Der Antrag soll nicht nur eine leere Forderung bleiben, dieses Ereignis vorzubereiten, sondern wir befinden uns derzeit in den Haushaltsberatungen und ringen in der Koalition darum, diesen Auftrag mit Ressourcen zu untersetzen.

Wir wählen heute einen neuen Aufarbeitungsbeauftragten. Wir haben dazu üblicherweise keine Aussprache, aber diese Rederunde gibt die Möglichkeit, wenigstens ein paar Worte dazu zu verlieren.

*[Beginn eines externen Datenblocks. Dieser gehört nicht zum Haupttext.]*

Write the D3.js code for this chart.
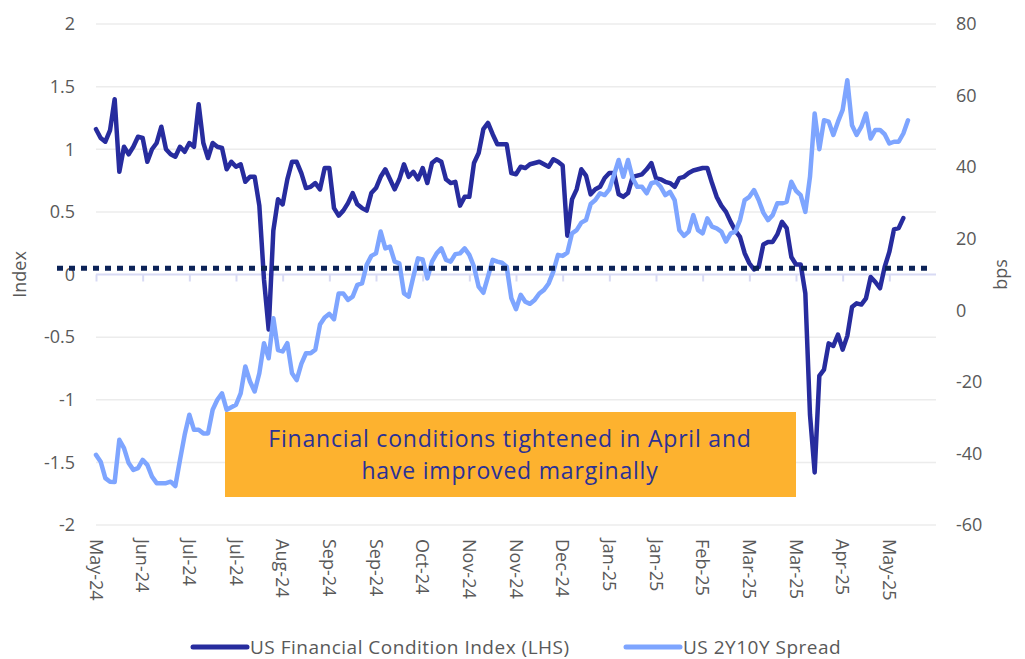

Auch 30 Jahre nach den Ereignissen der friedlichen Revolution hat ein solcher Beauftragter einiges vor sich, einiges zu bewältigen, nicht nur die Beratung der Opfer und Hilfe, nicht nur das Suchen und Finden von neuen Formen der Bildungs- und Öffentlichkeitsarbeit, neue Wege der Erinnerung zu gehen, nicht nur die Frage, vielleicht eine Bilanz zu ziehen, eine Evaluierung, dessen vorzunehmen, was denn Aufarbeitungskultur bisher erreicht hat, was sie erreichen konnte und was vielleicht nicht. Wir wollen in Berlin konkrete Projekte angehen, den Campus der Demokratie in Lichtenberg oder das Erschließen von historischen Orten wie in der Keibelstraße. Wir wünschen Tom Sello dabei eine gute Hand und sichern ihm unsere Unterstützung zu. Ich möchte das aber auch mit dem Dank an Martin Gutzeit, dem scheidenden Landesbeauftragten, für viele Jahre Arbeit verbinden. Insofern sollten wir diesen Antrag beschließen und nachher mit einem sehr guten Ergebnis Tom Sello zum neuen Beauftragten wählen. – Vielen Dank!